I also disagree with you that the Constitution doesn’t have any defects. That’s a long discussion for another time, but remember that the thing was a political compromise anyway (not just the infamous three fifths rule), and more defects have been introduced by some of the subsequent amendments. You can’t have the argument both ways–either the Constitution has defects, some of which have been fixed by amendments, or it was perfect, and the subsequent amendments have introduced new defects.
Thank you PETE K for your excellent letter. I apologize for this late reply caused by many prior commitments.
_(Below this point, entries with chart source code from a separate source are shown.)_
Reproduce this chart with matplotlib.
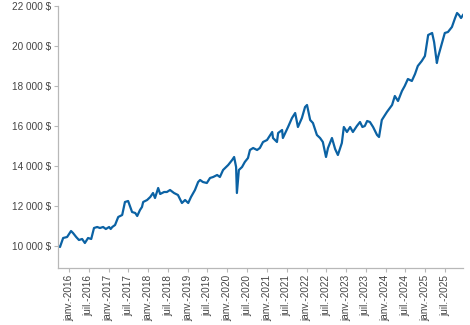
import datetime as dt
import matplotlib
matplotlib.use("Agg")
import matplotlib.pyplot as plt
import matplotlib.dates as mdates
from matplotlib.ticker import FuncFormatter

plt.rcParams["font.family"] = ["Liberation Sans", "DejaVu Sans"]

# Portfolio growth of 10 000 $, sampled at decimal-year dates
years = [
    2015.72, 2015.77, 2015.85, 2015.95, 2016.00, 2016.05, 2016.10, 2016.18, 2016.25,
    2016.33, 2016.40, 2016.48, 2016.56, 2016.63, 2016.71, 2016.78, 2016.86,
    2016.93, 2017.01, 2017.05, 2017.09, 2017.16, 2017.24, 2017.34, 2017.41, 2017.49,
    2017.59, 2017.67, 2017.72, 2017.79, 2017.84, 2017.87, 2017.97, 2018.05, 2018.12,
    2018.17, 2018.25, 2018.30, 2018.40, 2018.47, 2018.55, 2018.65, 2018.75,
    2018.85, 2018.93, 2019.01, 2019.08, 2019.18, 2019.26, 2019.31, 2019.38,
    2019.48, 2019.56, 2019.64, 2019.74, 2019.81, 2019.89, 2020.02, 2020.12,
    2020.17, 2020.22, 2020.24, 2020.29, 2020.37, 2020.44, 2020.52, 2020.57,
    2020.65, 2020.75, 2020.82, 2020.90, 2021.00, 2021.08, 2021.13, 2021.15,
    2021.25, 2021.28, 2021.38, 2021.40, 2021.53, 2021.63, 2021.71, 2021.78,
    2021.88, 2021.96, 2022.01, 2022.09, 2022.16, 2022.26, 2022.34, 2022.41,
    2022.49, 2022.54, 2022.64, 2022.72, 2022.79, 2022.89, 2022.94, 2023.02,
    2023.10, 2023.17, 2023.27, 2023.35, 2023.41, 2023.47, 2023.53, 2023.60, 2023.68, 2023.78,
    2023.83, 2023.90, 2024.03, 2024.16, 2024.23, 2024.31, 2024.41, 2024.48,
    2024.56, 2024.66, 2024.74, 2024.81, 2024.91, 2024.99, 2025.07, 2025.17,
    2025.22, 2025.29, 2025.32, 2025.42, 2025.49, 2025.57, 2025.67, 2025.75,
    2025.80, 2025.85, 2025.90, 2025.95,
]
values = [
    10000, 9950, 10400, 10450, 10600, 10750, 10650, 10450, 10300,
    10350, 10150, 10400, 10350, 10900, 10950, 10900, 10950,
    10850, 10950, 10850, 10950, 11050, 11450, 11550, 12200, 12250,
    11700, 11650, 11500, 11800, 11950, 12200, 12300, 12450, 12650,
    12400, 12900, 12600, 12700, 12700, 12800, 12650, 12550,
    12150, 12300, 12150, 12450, 12800, 13200, 13300, 13200,
    13150, 13400, 13450, 13550, 13450, 13800, 14050, 14300,
    14450, 13950, 12650, 13800, 13950, 14200, 14400, 14800,
    14900, 14800, 14900, 15200, 15300, 15550, 15700, 15400,
    15200, 15650, 15800, 15400, 15950, 16400, 16650, 15950,
    16400, 16950, 17050, 16300, 16150, 15550, 15400, 15200,
    14450, 14900, 15400, 14850, 14550, 15150, 15950, 15700,
    15950, 15700, 16000, 16200, 15950, 16000, 16250, 16200, 15950, 15550,
    15450, 16300, 16700, 17050, 17500, 17250, 17750, 18000,
    18350, 18250, 18600, 19000, 19250, 19500, 20550, 20650,
    20200, 19150, 19450, 20150, 20650, 20700, 20950, 21400,
    21650, 21550, 21400, 21550,
]
y_ticks = [10000, 12000, 14000, 16000, 18000, 20000, 22000]
month_names = {1: "janv.", 7: "juil."}

LINE_COLOR = "#0b62a4"
TEXT_COLOR = "#444444"
AXIS_COLOR = "#b8b8b8"


def to_date(y):
    start = dt.datetime(int(y), 1, 1)
    return start + dt.timedelta(days=(y - int(y)) * 365.25)


dates = [to_date(y) for y in years]

fig = plt.figure(figsize=(4.70, 3.25), dpi=100)
ax = fig.add_axes([58 / 470, 57 / 325, 405 / 470, 262 / 325])

ax.plot(dates, values, color=LINE_COLOR, linewidth=1.6, solid_joinstyle="round")

ax.set_xlim(dates[0], dates[-1])
ax.set_ylim(8900, 22000)
ax.set_yticks(y_ticks)
ax.yaxis.set_major_formatter(FuncFormatter(lambda v, p: f"{v:,.0f}".replace(",", " ") + " $"))

ax.xaxis.set_major_locator(mdates.MonthLocator(bymonth=[1, 7]))
ax.xaxis.set_major_formatter(FuncFormatter(
    lambda v, p: f"{month_names[mdates.num2date(v).month]}-{mdates.num2date(v).year}"))

for s in ["top", "right"]:
    ax.spines[s].set_visible(False)
for s in ["left", "bottom"]:
    ax.spines[s].set_color(AXIS_COLOR)
    ax.spines[s].set_linewidth(0.9)

ax.tick_params(axis="both", colors=AXIS_COLOR, labelcolor=TEXT_COLOR,
               labelsize=7.2, length=3, width=0.8, pad=2)
ax.tick_params(axis="x", labelrotation=90)

fig.savefig("out.png", dpi=100)
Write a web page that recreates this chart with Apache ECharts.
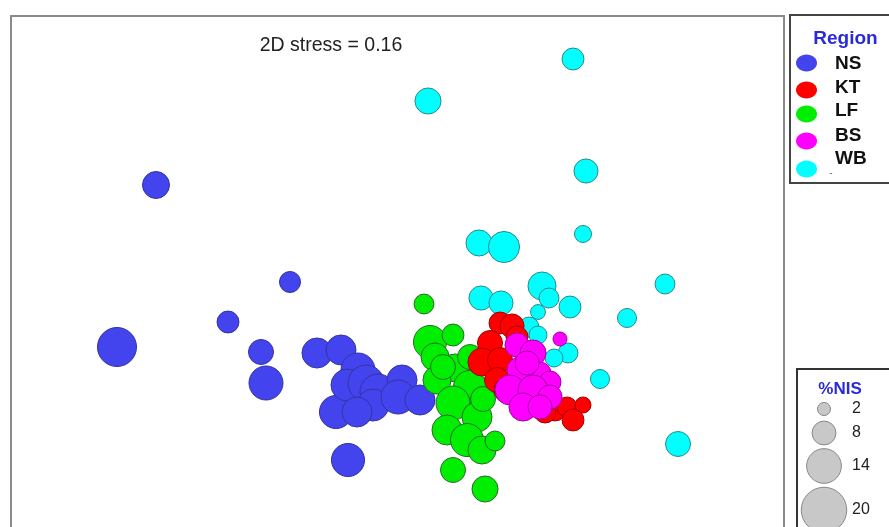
<!DOCTYPE html>
<html>
<head>
<meta charset="utf-8">
<title>nMDS ordination by region</title>
<script src="https://cdn.jsdelivr.net/npm/echarts@6/dist/echarts.min.js"></script>
<style>
  html, body { margin: 0; padding: 0; background: #fff; }
  #chart { width: 889px; height: 527px; }
</style>
</head>
<body>
<div id="chart"></div>
<script>
// nMDS ordination scores: [axis 1, axis 2, %NIS]
const regionNames = ['NS', 'KT', 'LF', 'BS', 'WB'];
const regionColors = ['#4444ee', '#ff0000', '#00ee00', '#ff00ff', '#00ffff'];
const regionBorders = ['#3333a0', '#a00000', '#2a6a2a', '#a000a0', '#2a8a8a'];

const nsPoints = [
  [-1.22, 0.575, 9.7], [-1.415, -0.235, 16.4], [-0.55, 0.09, 6.4], [-0.86, -0.11, 6.9],
  [-0.695, -0.26, 8.6], [-0.67, -0.415, 13.6], [-0.26, -0.8, 13.1], [-0.415, -0.265, 11.4],
  [-0.295, -0.25, 11.4], [-0.32, -0.56, 13.1], [-0.21, -0.35, 13.6], [-0.265, -0.425, 12.5],
  [-0.17, -0.415, 14.7], [-0.11, -0.46, 14.7], [-0.135, -0.525, 12.5], [0.01, -0.40, 11.4],
  [-0.01, -0.485, 13.6], [0.10, -0.50, 11.4], [-0.215, -0.56, 11.4]
];
const ktPoints = [
  [0.50, -0.115, 6.9], [0.56, -0.13, 8.1], [0.45, -0.215, 8.6], [0.41, -0.31, 10.3],
  [0.50, -0.30, 8.6], [0.485, -0.40, 8.6], [0.535, -0.45, 9.2], [0.585, -0.185, 6.9],
  [0.775, -0.55, 6.9], [0.835, -0.535, 5.8], [0.915, -0.525, 3.6], [0.865, -0.60, 6.9],
  [0.725, -0.56, 6.9]
];
const lfPoints = [
  [0.12, -0.02, 5.8], [0.15, -0.21, 13.1], [0.265, -0.175, 6.9], [0.175, -0.285, 10.3],
  [0.275, -0.34, 10.3], [0.35, -0.285, 8.6], [0.185, -0.40, 10.3], [0.35, -0.435, 13.1],
  [0.265, -0.515, 13.6], [0.385, -0.585, 11.4], [0.235, -0.65, 11.4], [0.335, -0.70, 13.1],
  [0.41, -0.75, 10.3], [0.475, -0.705, 5.8], [0.265, -0.85, 8.6], [0.425, -0.945, 9.2],
  [0.415, -0.495, 8.6], [0.215, -0.335, 8.6]
];
const bsPoints = [
  [0.80, -0.195, 2.5], [0.585, -0.225, 8.1], [0.665, -0.265, 9.2], [0.60, -0.35, 9.2],
  [0.70, -0.365, 6.9], [0.75, -0.41, 6.9], [0.55, -0.45, 11.4], [0.665, -0.45, 11.4],
  [0.615, -0.535, 10.3], [0.75, -0.485, 8.1], [0.70, -0.535, 8.1], [0.635, -0.315, 8.1]
];
const wbPoints = [
  [0.865, 1.205, 6.9], [0.14, 0.995, 9.2], [0.93, 0.645, 8.1], [0.915, 0.33, 4.2],
  [0.395, 0.285, 9.2], [0.52, 0.265, 12.0], [1.325, 0.08, 5.8], [0.405, 0.01, 8.1],
  [0.505, -0.015, 8.1], [0.71, 0.07, 10.3], [0.745, 0.01, 5.8], [0.69, -0.06, 3.0],
  [0.85, -0.035, 6.9], [1.135, -0.09, 5.3], [0.645, -0.135, 5.8], [0.69, -0.175, 4.7],
  [0.84, -0.265, 5.8], [0.77, -0.29, 4.7], [1.0, -0.395, 5.3], [1.39, -0.72, 8.6]
];

// %NIS bubble-size key
const nisKeyValues = [2, 8, 14, 20];
const stressLabel = '2D stress = 0.16';

const pointsByRegion = { NS: nsPoints, KT: ktPoints, LF: lfPoints, BS: bsPoints, WB: wbPoints };
// drawing order (later = on top)
const drawOrder = ['WB', 'NS', 'LF', 'KT', 'BS'];

function bubbleDiameter(nis) { return 9.5 + 1.8 * nis; }

const series = drawOrder.map(function (name) {
  const i = regionNames.indexOf(name);
  return {
    name: name,
    type: 'scatter',
    data: pointsByRegion[name],
    symbol: 'circle',
    symbolSize: function (v) { return bubbleDiameter(v[2]); },
    itemStyle: { color: regionColors[i], borderColor: regionBorders[i], borderWidth: 1, opacity: 1 },
    emphasis: { disabled: true },
    clip: false,
    silent: true
  };
});

const graphics = [];
// Region legend box
graphics.push({ type: 'rect', shape: { x: 790, y: 15, width: 120, height: 168 },
  style: { fill: '#fff', stroke: '#444', lineWidth: 2 }, z: 10 });
graphics.push({ type: 'text', x: 845.5, y: 39, z: 11,
  style: { text: 'Region', fill: '#2a2ad8', font: 'bold 19px "Liberation Sans", Arial, sans-serif',
    textAlign: 'center', textVerticalAlign: 'middle' } });
const keyDotY = [63, 90, 114, 141, 169];
const keyTextY = [64, 88, 111, 136, 159];
regionNames.forEach(function (name, i) {
  graphics.push({ type: 'ellipse', z: 11, shape: { cx: 806.5, cy: keyDotY[i], rx: 10.5, ry: 8.5 },
    style: { fill: regionColors[i] } });
  graphics.push({ type: 'text', z: 11, x: 835, y: keyTextY[i],
    style: { text: name, fill: '#111', font: 'bold 19px "Liberation Sans", Arial, sans-serif',
      textAlign: 'left', textVerticalAlign: 'middle' } });
});
graphics.push({ type: 'text', z: 11, x: 831, y: 173,
  style: { text: '-', fill: '#666', font: '10px "Liberation Sans", Arial, sans-serif',
    textAlign: 'center', textVerticalAlign: 'middle' } });

// %NIS key box
graphics.push({ type: 'rect', shape: { x: 797, y: 369, width: 110, height: 200 },
  style: { fill: '#fff', stroke: '#333', lineWidth: 2 }, z: 10 });
graphics.push({ type: 'text', x: 840, y: 389, z: 11,
  style: { text: '%NIS', fill: '#2a2ad8', font: 'bold 17px "Liberation Sans", Arial, sans-serif',
    textAlign: 'center', textVerticalAlign: 'middle' } });
const nisKeyY = [409, 433, 466, 510];
nisKeyValues.forEach(function (v, i) {
  graphics.push({ type: 'circle', z: 11, shape: { cx: 824, cy: nisKeyY[i], r: bubbleDiameter(v) / 2 },
    style: { fill: '#c8c8c8', stroke: '#8a8a8a', lineWidth: 1 } });
  graphics.push({ type: 'text', z: 11, x: 852, y: nisKeyY[i],
    style: { text: String(v), fill: '#222', font: '16px "Liberation Sans", Arial, sans-serif',
      textAlign: 'left', textVerticalAlign: 'middle' } });
});

// stress annotation
graphics.push({ type: 'text', x: 331, y: 46, z: 11,
  style: { text: stressLabel, fill: '#222', font: '19.5px "Liberation Sans", Arial, sans-serif',
    textAlign: 'center', textVerticalAlign: 'middle' } });

const chart = echarts.init(document.getElementById('chart'), null, { renderer: 'canvas' });
chart.setOption({
  animation: false,
  backgroundColor: '#fff',
  grid: { left: 11, top: 16, width: 773, height: 600, show: true, outerBoundsMode: 'none',
    borderColor: '#8a8a8a', borderWidth: 2, backgroundColor: 'transparent' },
  xAxis: { type: 'value', min: -1.945, max: 1.92, show: false },
  yAxis: { type: 'value', min: -1.58, max: 1.42, show: false },
  series: series,
  graphic: graphics
});
</script>
</body>
</html>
I do not think members of Congress fear any new amendments. They have not hesitated to violate the First Amendment, or to weaken the Second Amendment, and they legislate routinely as if the Tenth Amendment never existed.
You are absolutely right about the root of our national problems: public apathy. An informed and motivated electorate could clean house in Congress and restore our limited, constitutional government. That, by the way, is the immediate goal of the Freedom First Society.
Yes, the Constitution is often said to be “a bundle of compromises.” To me “compromise” has always meant a lowering of standards between two opposing viewpoints. While researching the founding documents, however, I decided to examine the “compromises” made during the Convention of 1787. What I found was quite remarkable. Deputies to the Convention arrived in Philadelphia with widely differing ideas on a new plan for government. As the men deliberated, rather than defending their pride or their pet ideas, they (in effect) asked: “Which plan is best for the people?”
This rare attitude led to a more perfect Union. These were not “compromises” to a lower standard (in the usual sense of the word) but a series of agreements by which each side arrived at higher standards than they brought to the Convention in the first place.
If the Constitution has defects, I have yet to discover them.
Thank you for expressing your thoughts on this.